▶ **Written task**
Leave out the pictures and repeat exactly the lines between the one containing "Output the LaTeX" and the one containing "(0,0) rectangle (645,450);", inclusive.

▶ **Data for processing**

================================

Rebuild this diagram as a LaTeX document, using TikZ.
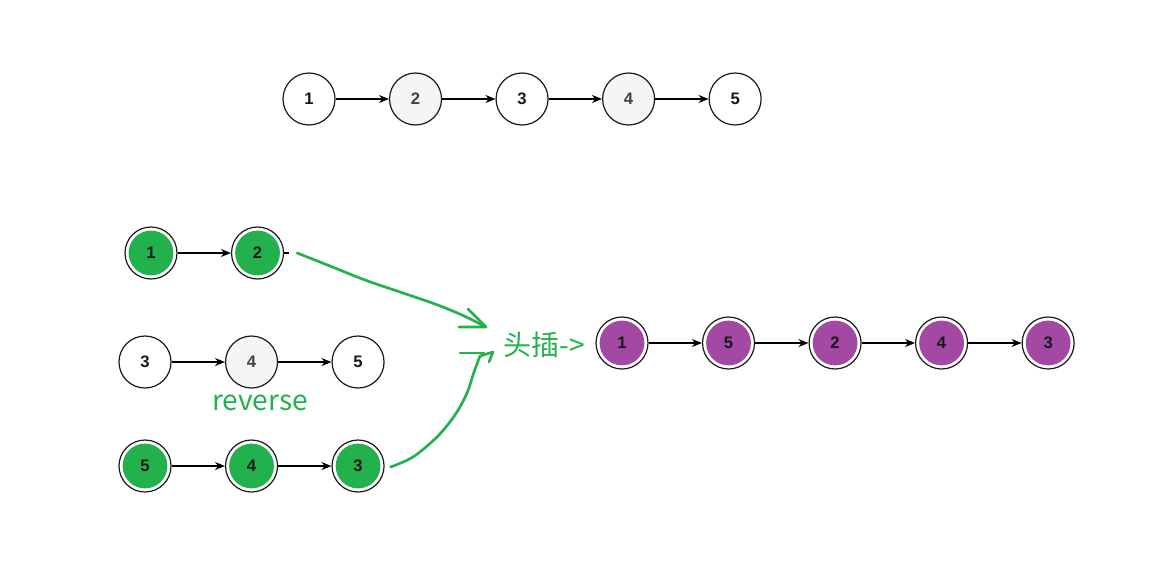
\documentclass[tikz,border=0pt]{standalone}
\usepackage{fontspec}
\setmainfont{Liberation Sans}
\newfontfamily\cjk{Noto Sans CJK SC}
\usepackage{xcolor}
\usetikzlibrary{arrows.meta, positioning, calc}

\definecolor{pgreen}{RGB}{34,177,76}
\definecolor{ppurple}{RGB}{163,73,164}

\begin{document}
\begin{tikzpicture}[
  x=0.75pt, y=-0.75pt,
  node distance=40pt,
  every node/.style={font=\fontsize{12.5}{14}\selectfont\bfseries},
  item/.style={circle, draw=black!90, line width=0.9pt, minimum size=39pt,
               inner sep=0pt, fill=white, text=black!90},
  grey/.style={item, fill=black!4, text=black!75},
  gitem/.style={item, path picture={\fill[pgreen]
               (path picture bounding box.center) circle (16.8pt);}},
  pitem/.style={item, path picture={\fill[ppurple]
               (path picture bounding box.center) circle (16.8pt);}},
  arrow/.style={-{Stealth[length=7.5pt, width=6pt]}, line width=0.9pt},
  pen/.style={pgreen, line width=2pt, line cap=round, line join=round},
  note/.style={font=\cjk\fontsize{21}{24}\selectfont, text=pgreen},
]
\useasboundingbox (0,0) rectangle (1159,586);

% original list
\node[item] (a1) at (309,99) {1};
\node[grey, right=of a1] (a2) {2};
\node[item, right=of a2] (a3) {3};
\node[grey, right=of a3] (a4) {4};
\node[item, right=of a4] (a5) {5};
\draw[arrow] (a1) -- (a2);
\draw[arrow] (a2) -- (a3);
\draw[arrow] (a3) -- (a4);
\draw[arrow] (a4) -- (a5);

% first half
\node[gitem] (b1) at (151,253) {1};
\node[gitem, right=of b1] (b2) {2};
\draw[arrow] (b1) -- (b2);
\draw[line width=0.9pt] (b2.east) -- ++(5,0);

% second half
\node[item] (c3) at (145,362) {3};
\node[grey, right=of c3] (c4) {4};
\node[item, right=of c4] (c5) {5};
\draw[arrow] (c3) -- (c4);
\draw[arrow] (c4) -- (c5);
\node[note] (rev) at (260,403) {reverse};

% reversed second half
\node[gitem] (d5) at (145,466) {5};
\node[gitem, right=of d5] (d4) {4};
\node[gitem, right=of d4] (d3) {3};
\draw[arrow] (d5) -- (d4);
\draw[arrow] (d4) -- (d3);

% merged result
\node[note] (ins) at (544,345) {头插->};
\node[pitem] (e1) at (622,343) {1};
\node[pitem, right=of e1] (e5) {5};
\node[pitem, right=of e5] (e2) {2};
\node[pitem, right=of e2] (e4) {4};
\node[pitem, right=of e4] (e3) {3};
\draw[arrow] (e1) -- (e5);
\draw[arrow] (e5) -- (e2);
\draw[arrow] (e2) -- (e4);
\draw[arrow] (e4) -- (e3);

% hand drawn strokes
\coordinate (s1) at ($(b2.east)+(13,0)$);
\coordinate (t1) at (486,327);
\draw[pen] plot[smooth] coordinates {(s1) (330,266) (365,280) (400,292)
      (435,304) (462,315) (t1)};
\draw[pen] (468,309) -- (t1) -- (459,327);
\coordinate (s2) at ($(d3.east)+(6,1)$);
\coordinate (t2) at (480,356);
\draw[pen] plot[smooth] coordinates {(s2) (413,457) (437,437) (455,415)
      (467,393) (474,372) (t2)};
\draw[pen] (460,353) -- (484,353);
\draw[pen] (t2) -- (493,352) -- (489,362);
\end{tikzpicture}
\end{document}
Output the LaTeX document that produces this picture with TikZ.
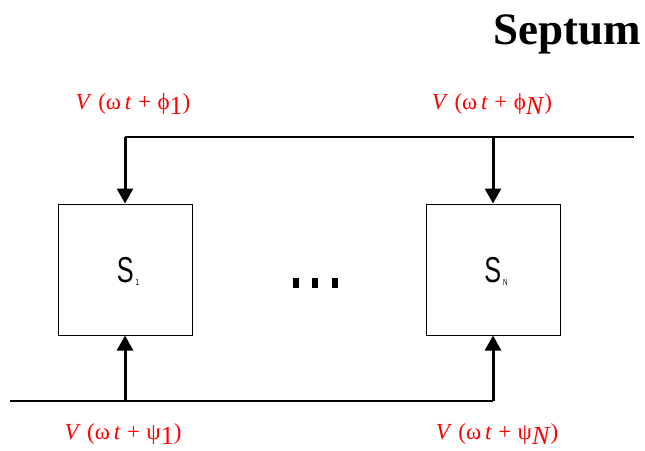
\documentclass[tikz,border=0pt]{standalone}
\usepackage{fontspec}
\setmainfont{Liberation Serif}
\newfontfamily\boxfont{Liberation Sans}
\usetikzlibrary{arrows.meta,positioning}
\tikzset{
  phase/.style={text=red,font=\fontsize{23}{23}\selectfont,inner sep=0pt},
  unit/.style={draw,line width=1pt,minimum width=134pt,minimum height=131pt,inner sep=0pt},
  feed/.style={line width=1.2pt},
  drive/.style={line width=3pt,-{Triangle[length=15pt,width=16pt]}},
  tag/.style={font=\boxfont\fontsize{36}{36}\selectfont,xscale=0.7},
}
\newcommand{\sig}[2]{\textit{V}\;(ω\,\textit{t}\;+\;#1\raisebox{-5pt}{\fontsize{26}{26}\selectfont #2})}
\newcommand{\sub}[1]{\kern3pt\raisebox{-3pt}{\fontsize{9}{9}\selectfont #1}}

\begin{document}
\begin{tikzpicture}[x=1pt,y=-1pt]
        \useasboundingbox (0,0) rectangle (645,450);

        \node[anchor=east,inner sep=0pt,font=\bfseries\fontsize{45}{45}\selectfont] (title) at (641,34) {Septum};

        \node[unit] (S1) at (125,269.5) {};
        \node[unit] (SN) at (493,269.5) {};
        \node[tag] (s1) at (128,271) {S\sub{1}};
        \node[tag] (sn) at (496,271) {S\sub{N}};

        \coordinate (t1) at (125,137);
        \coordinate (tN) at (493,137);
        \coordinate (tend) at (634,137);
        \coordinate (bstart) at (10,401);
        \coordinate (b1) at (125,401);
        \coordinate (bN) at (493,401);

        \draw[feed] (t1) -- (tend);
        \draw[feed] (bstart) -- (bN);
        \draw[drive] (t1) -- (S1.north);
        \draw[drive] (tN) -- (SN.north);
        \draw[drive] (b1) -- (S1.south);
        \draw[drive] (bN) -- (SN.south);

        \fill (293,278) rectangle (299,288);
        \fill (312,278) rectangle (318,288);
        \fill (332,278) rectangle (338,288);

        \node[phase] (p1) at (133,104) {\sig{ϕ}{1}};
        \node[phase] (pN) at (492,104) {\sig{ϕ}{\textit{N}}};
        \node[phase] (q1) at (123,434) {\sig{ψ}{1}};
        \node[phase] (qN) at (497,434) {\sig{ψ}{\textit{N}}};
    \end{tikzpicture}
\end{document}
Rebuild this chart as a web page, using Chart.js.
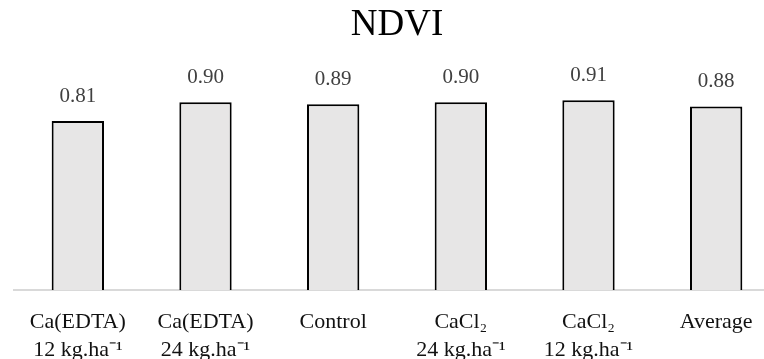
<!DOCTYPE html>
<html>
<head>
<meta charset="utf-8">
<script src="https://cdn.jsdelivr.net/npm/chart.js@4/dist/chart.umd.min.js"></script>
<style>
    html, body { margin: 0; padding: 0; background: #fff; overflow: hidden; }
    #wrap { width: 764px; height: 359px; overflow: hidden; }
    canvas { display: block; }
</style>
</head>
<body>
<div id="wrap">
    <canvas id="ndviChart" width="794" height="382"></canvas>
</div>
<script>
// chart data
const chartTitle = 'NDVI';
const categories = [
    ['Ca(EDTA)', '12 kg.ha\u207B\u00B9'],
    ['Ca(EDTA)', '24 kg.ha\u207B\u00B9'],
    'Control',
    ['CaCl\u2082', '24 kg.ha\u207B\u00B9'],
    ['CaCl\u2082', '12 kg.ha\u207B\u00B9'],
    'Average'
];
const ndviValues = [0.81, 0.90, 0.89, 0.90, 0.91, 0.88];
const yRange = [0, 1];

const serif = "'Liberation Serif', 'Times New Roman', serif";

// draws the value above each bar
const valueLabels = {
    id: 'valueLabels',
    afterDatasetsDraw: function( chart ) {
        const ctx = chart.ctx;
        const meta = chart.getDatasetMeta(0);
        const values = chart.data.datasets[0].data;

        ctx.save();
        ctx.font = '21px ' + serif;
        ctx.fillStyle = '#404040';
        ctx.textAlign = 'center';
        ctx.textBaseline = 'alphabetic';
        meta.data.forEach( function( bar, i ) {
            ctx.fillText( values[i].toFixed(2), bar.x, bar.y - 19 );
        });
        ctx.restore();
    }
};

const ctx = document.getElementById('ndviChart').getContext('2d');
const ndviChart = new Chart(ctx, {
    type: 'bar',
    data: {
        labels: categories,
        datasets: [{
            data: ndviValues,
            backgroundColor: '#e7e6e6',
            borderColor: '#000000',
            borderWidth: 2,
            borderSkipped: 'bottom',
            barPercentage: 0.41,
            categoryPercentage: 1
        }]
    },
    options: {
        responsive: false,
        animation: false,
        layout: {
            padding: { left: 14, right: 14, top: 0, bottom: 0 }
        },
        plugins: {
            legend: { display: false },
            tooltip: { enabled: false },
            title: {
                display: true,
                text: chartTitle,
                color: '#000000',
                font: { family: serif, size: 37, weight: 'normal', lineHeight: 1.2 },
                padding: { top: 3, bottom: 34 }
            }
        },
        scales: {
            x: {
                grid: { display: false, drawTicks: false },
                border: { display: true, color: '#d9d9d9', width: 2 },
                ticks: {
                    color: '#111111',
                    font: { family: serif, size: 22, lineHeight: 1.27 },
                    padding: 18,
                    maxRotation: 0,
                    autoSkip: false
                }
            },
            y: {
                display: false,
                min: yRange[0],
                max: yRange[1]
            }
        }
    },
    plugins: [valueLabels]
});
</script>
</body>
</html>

================================

▶ **Task result**
Output the LaTeX document that produces this picture with TikZ.
\documentclass[tikz,border=0pt]{standalone}
\usepackage{fontspec}
\setmainfont{Liberation Serif}
\newfontfamily\boxfont{Liberation Sans}
\usetikzlibrary{arrows.meta,positioning}
\tikzset{
  phase/.style={text=red,font=\fontsize{23}{23}\selectfont,inner sep=0pt},
  unit/.style={draw,line width=1pt,minimum width=134pt,minimum height=131pt,inner sep=0pt},
  feed/.style={line width=1.2pt},
  drive/.style={line width=3pt,-{Triangle[length=15pt,width=16pt]}},
  tag/.style={font=\boxfont\fontsize{36}{36}\selectfont,xscale=0.7},
}
\newcommand{\sig}[2]{\textit{V}\;(ω\,\textit{t}\;+\;#1\raisebox{-5pt}{\fontsize{26}{26}\selectfont #2})}
\newcommand{\sub}[1]{\kern3pt\raisebox{-3pt}{\fontsize{9}{9}\selectfont #1}}

\begin{document}
\begin{tikzpicture}[x=1pt,y=-1pt]
        \useasboundingbox (0,0) rectangle (645,450);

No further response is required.